Plug Gaps, Make Deals Transparent So That There are no More Agustas

Plug Gaps, Make Deals Transparent So That There are no More Agustas

Indians love everything ‘made outside India’. From Oscars to religious intolerance to economic achievements, we look up to foreigners and their institutions to set up our benchmark. (Slumdog Millionaire, US Commission on International Religious Freedom and Moody’s, in that order.) No wonder, we had to wait for the Milan court to convict the executives and middlemen of AgustaWestland and force us to revisit the role of Congress leaders, Prime Minister and officers of the Air Force and defence ministry in rigging the Rs 3,546-crore AW101 helicopter deal. Defence Minister Manohar Parrikar has since released classified documents to show how they tweaked the proposal at every stage to favour the deal in lieu of receiving Rs 360 crore in kickbacks.

Expectedly, Sonia Gandhi and Ahmed Patel, who were unfavourably referred to in the judgement, have dared the BJP to file charges in the court and prove their criminality. Their surrogates (JD-U, CPI, NCP, BSP and SP) have sought an independent inquiry under a Supreme Court judge to identify the beneficiaries. But let us have no illusion. No inquiry by CBI, ED, SIT or a Supreme Court judge can ever produce evidence, linking suspects directly to the bribe. And to believe that they can expose the ‘driving forces’ is daydreaming. At best, they can raise reasonable doubts, list out procedural irregularities and bring out mala-fide intent of officials and concerned ministers. Principal non-official bribe-takers are sure to get away, drawing comfort from legal potholes.

Defence purchases in India have remained historically unclean. Over the years, officers of the defence forces and ministry of defence and its ministers have built a well-oiled mechanism to ensure that deals are clinched and everyone gets his share of the bounty. Responsibilities are neatly defined. Defence ministers take the final call after consulting their political masters. Service officers assist by tailoring technical inputs and specifications to suit vendors. Civilian officials of the defence ministry ‘favourably’ scrutinise proposals, and the might of minister and defence secretary are employed to get financial advisers, the last point of vetting process, on board. Payoffs are then shared, their quantum depending on the position of beneficiaries in the government and the ruling political dispensation.

An Israeli vendor, irritated by my stonewalling, once taunted that it was much easier dealing with the defence ministry where everyone knew his role and transfer of officers did not affect negotiations. A few months later, an Austrian vendor cheekily mentioned that the equipment which I had rejected for carrying suspect software was eventually sold to the army after paying off Rs 2.36 crore to two top army officers.

It is fashionable now for a defence minister, a prime minister, a service chief or a defence secretary to claim that he has been personally honest and never touched the loot.

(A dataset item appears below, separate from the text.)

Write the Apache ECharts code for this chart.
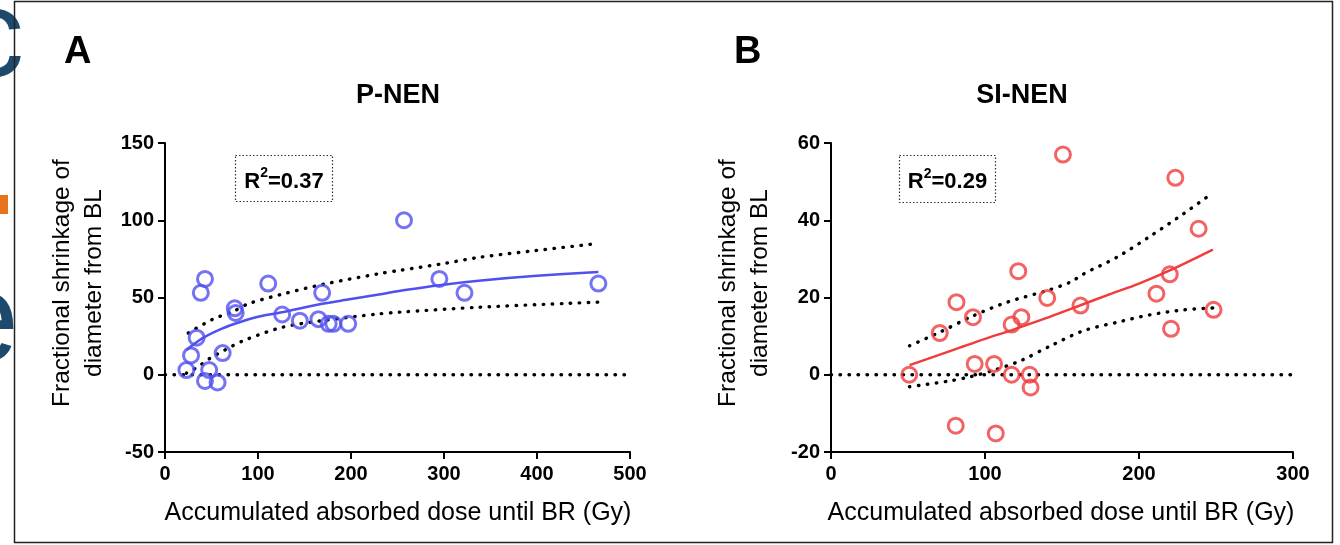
<!DOCTYPE html>
<html>
<head>
<meta charset="utf-8">
<script src="https://cdn.jsdelivr.net/npm/echarts@6/dist/echarts.min.js"></script>
<style>
html,body{margin:0;padding:0;background:#fff;}
#chart{width:1340px;height:545px;}
</style>
</head>
<body>
<div id="chart"></div>
<script>
// ---------- Panel A: P-NEN ----------
const pnenDose   = [23, 28, 34, 38.5, 43, 43, 47.5, 56.5, 62, 75, 76, 111, 126, 145, 165, 169, 176, 181, 197, 257, 295, 322, 466];
const pnenShrink = [3, 12.5, 24, 53, 62, -4, 3, -5, 14, 43, 40, 59, 39, 35, 36, 53, 33, 33, 33, 100, 62, 53, 59];
const pnenFitDose = [23, 40, 60, 80, 100, 126, 165, 200, 230, 260, 295, 340, 400, 466];
const pnenFit     = [16, 23.5, 29.5, 34, 37.5, 40.5, 45.5, 49, 52, 55, 58, 61, 64, 66.5];
const pnenUpperDose = [25, 50, 75, 90, 125, 169, 230, 252, 300, 338, 400, 466];
const pnenUpper     = [27, 35.5, 41.5, 46, 52, 58.4, 65.4, 67.5, 72, 76, 80.5, 85];
const pnenLowerDose = [23, 35, 48, 64.5, 84, 126, 169, 230, 252, 338, 466];
const pnenLower     = [1, 5, 10.5, 16, 22, 30.7, 35, 39.4, 40.5, 43.7, 47];
const pnenZeroDose  = [0, 500];
const pnenZero      = [0, 0];
const pnenXTicks = {min: 0, max: 500, interval: 100};
const pnenYTicks = {min: -50, max: 150, interval: 50};
const pnenR2 = '0.37';

// ---------- Panel B: SI-NEN ----------
const sinenDose   = [50.8, 70.6, 81.5, 81, 92.2, 93.3, 105.9, 107, 117.3, 117.3, 121.6, 123.6, 129, 129.6, 140.4, 150.6, 162, 211.3, 220, 220.8, 223.6, 238.7, 248.4];
const sinenShrink = [0, 10.8, 18.8, -13.2, 14.9, 2.8, 2.8, -15.2, 13, 0, 26.8, 14.9, 0, -3.3, 19.9, 57, 17.9, 21, 26, 11.9, 51, 37.8, 16.8];
const sinenFitDose = [51, 80, 100, 117, 142, 162, 180, 200, 220, 248];
const sinenFit     = [2.5, 6.5, 9.3, 11.5, 15, 18, 20.7, 23.6, 27, 32.4];
const sinenUpperDose = [51, 70.6, 92, 114.5, 140.4, 155.5, 164, 186, 207, 229, 248];
const sinenUpper     = [7.5, 11, 15.2, 18.8, 21.8, 24, 26.1, 30.5, 35.8, 41.7, 47.1];
const sinenLowerDose = [51, 75.6, 90.7, 105.8, 123, 142.6, 164, 186, 207, 229, 248];
const sinenLower     = [-3.1, -1.7, -0.5, 1.2, 3.6, 7.5, 11.4, 13.6, 15.5, 16.8, 17.3];
const sinenZeroDose  = [0, 300];
const sinenZero      = [0, 0];
const sinenXTicks = {min: 0, max: 300, interval: 100};
const sinenYTicks = {min: -20, max: 60, interval: 20};
const sinenR2 = '0.29';

const xTitle = 'Accumulated absorbed dose until BR (Gy)';
const yTitle = 'Fractional shrinkage of\ndiameter from BL';

// ---------- build ----------
const FONT = 'Liberation Sans, Arial, sans-serif';
const zip = (xs, ys) => xs.map((x, i) => [x, ys[i]]);

function xAxis(gi, t) {
  return {
    type: 'value', gridIndex: gi, min: t.min, max: t.max, interval: t.interval,
    axisLine: {show: true, onZero: false, lineStyle: {color: '#000', width: 2}},
    axisTick: {show: true, length: 7, lineStyle: {color: '#000', width: 2}},
    axisLabel: {color: '#000', fontFamily: FONT, fontWeight: 'bold', fontSize: 20, margin: 12},
    splitLine: {show: false}
  };
}
function yAxis(gi, t) {
  return {
    type: 'value', gridIndex: gi, min: t.min, max: t.max, interval: t.interval,
    axisLine: {show: true, onZero: false, lineStyle: {color: '#000', width: 2}},
    axisTick: {show: true, length: 7, lineStyle: {color: '#000', width: 2}},
    axisLabel: {color: '#000', fontFamily: FONT, fontWeight: 'bold', fontSize: 20, margin: 11},
    splitLine: {show: false}
  };
}
const dotted = {color: '#000', width: 3.4, type: [0.5, 8.5], cap: 'round'};
function lineSeries(gi, xs, ys, style, smooth) {
  return {
    type: 'line', xAxisIndex: gi, yAxisIndex: gi, data: zip(xs, ys),
    symbol: 'none', smooth: smooth ? 0.3 : false, lineStyle: style, z: 2
  };
}
function scatter(gi, xs, ys, color) {
  return {
    type: 'scatter', xAxisIndex: gi, yAxisIndex: gi, data: zip(xs, ys),
    symbol: 'circle', symbolSize: 15, z: 3,
    itemStyle: {color: 'rgba(255,255,255,0)', borderColor: color, borderWidth: 3}
  };
}

const BLUE = '#5050f0';
const RED = '#f03c3c';
const DARK = '#1d4a6c';

function r2Box(x, y, w, h, val) {
  return {
    type: 'group', left: x, top: y,
    children: [
      {type: 'rect', shape: {x: 0, y: 0, width: w, height: h},
       style: {fill: 'none', stroke: '#333', lineWidth: 1.2, lineDash: [1.5, 2]}},
      {type: 'text', x: w / 2, y: h / 2 + 1,
       style: {text: '{r|R}{s|2}{r|=' + val + '}', align: 'center', verticalAlign: 'middle',
         rich: {
           r: {fontFamily: FONT, fontWeight: 'bold', fontSize: 22, fill: '#000', lineHeight: 26, verticalAlign: 'bottom'},
           s: {fontFamily: FONT, fontWeight: 'bold', fontSize: 14, fill: '#000', lineHeight: 26, verticalAlign: 'top'}
         }}}
    ]
  };
}

const option = {
  backgroundColor: '#fff',
  animation: false,
  grid: [
    {left: 165, top: 143, width: 465, height: 309},
    {left: 831, top: 143, width: 462, height: 309}
  ],
  xAxis: [xAxis(0, pnenXTicks), xAxis(1, sinenXTicks)],
  yAxis: [yAxis(0, pnenYTicks), yAxis(1, sinenYTicks)],
  series: [
    lineSeries(0, pnenZeroDose, pnenZero, dotted, false),
    lineSeries(0, pnenUpperDose, pnenUpper, dotted, true),
    lineSeries(0, pnenLowerDose, pnenLower, dotted, true),
    lineSeries(0, pnenFitDose, pnenFit, {color: BLUE, width: 2.5}, true),
    scatter(0, pnenDose, pnenShrink, BLUE),
    lineSeries(1, sinenZeroDose, sinenZero, dotted, false),
    lineSeries(1, sinenUpperDose, sinenUpper, dotted, true),
    lineSeries(1, sinenLowerDose, sinenLower, dotted, true),
    lineSeries(1, sinenFitDose, sinenFit, {color: RED, width: 2.5}, true),
    scatter(1, sinenDose, sinenShrink, RED)
  ],
  graphic: [
    // background slide fragments at far left
    {type: 'text', x: 24, y: 104, z: 0, style: {text: 'c', fontFamily: FONT, fontSize: 125, fill: DARK, align: 'right', verticalAlign: 'bottom'}},
    {type: 'text', x: 19, y: 390, z: 0, style: {text: 'e', fontFamily: FONT, fontSize: 128, fill: DARK, align: 'right', verticalAlign: 'bottom'}},
    {type: 'rect', z: 0, shape: {x: 0, y: 195, width: 8, height: 19}, style: {fill: '#e8731c'}},
    // frame
    {type: 'rect', z: 1, shape: {x: 14.5, y: 1.5, width: 1318, height: 541}, style: {fill: 'none', stroke: '#222', lineWidth: 1.5}},
    // panel letters & titles
    {type: 'text', x: 64, y: 34, style: {text: 'A', fontFamily: FONT, fontWeight: 'bold', fontSize: 38, fill: '#000'}},
    {type: 'text', x: 734, y: 34, style: {text: 'B', fontFamily: FONT, fontWeight: 'bold', fontSize: 38, fill: '#000'}},
    {type: 'text', x: 398, y: 96, style: {text: 'P-NEN', fontFamily: FONT, fontWeight: 'bold', fontSize: 27, fill: '#000', align: 'center', verticalAlign: 'middle'}},
    {type: 'text', x: 1022, y: 96, style: {text: 'SI-NEN', fontFamily: FONT, fontWeight: 'bold', fontSize: 27, fill: '#000', align: 'center', verticalAlign: 'middle'}},
    // axis titles
    {type: 'text', x: 398, y: 513, style: {text: xTitle, fontFamily: FONT, fontSize: 25, fill: '#000', align: 'center', verticalAlign: 'middle'}},
    {type: 'text', x: 1061, y: 513, style: {text: xTitle, fontFamily: FONT, fontSize: 25, fill: '#000', align: 'center', verticalAlign: 'middle'}},
    {type: 'text', x: 78, y: 283, rotation: Math.PI / 2, style: {text: yTitle, fontFamily: FONT, fontSize: 24.5, lineHeight: 32, fill: '#000', align: 'center', verticalAlign: 'middle'}},
    {type: 'text', x: 744, y: 283, rotation: Math.PI / 2, style: {text: yTitle, fontFamily: FONT, fontSize: 24.5, lineHeight: 32, fill: '#000', align: 'center', verticalAlign: 'middle'}},
    // R² boxes
    r2Box(233, 153, 97, 46, pnenR2),
    r2Box(897, 153, 96, 47, sinenR2)
  ]
};

const chart = echarts.init(document.getElementById('chart'), null, {renderer: 'canvas'});
chart.setOption(option);
</script>
</body>
</html>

They must understand that intellectual dishonesty is far more debilitating in its long-term effects. By taking bribe, you benefit yourself, but if you connive, you destroy institutions and allow a corrupt system to thrive. None of these ‘honest’ individuals have ever opposed deals on file, gone on leave in protest or resigned. The lure of money, power and constitutional position has been so compelling that everyone of them has acquiesced, letting national security suffer irreparably.

To assume, however, that kickbacks are the preserve of the defence ministry would be a mistake. In every department and agency of the Central government that is involved in major procurements, bribe is a given thing. The situation indeed is hopeless. The few junior officers who oppose dubious deals on files are either reprimanded, shifted out or repatriated.

I recall, in the early 1980s, the Central government had struck a deal to buy a jet for a state government for Rs 135 crore. The concerned officer in the Indian Embassy in Washington was asked to contact the company to ensure early delivery. Alarmed at the price, I got the officer introduced to a US dealer who quoted Rs 77 lakh and spares of another Rs 10 lakh for free. The officer communicated the Rs 77-lakh offer to Delhi. He was swiftly divested of most of his responsibilities and the jet was bought for Rs 135 crore.

So, what do Parrikar and PM Modi do? Throw hands in despair and swim with the sin? Never. But time is running out. Let them not waste resources and energy on digging old deals. They will only get mired in distractions. Instead, they should bring absolute transparency in the procurement system, make it so tight that successive governments are unable to fish in loopholes and religiously subject all those who handle negotiations to surveillance by IB, ED and CBI.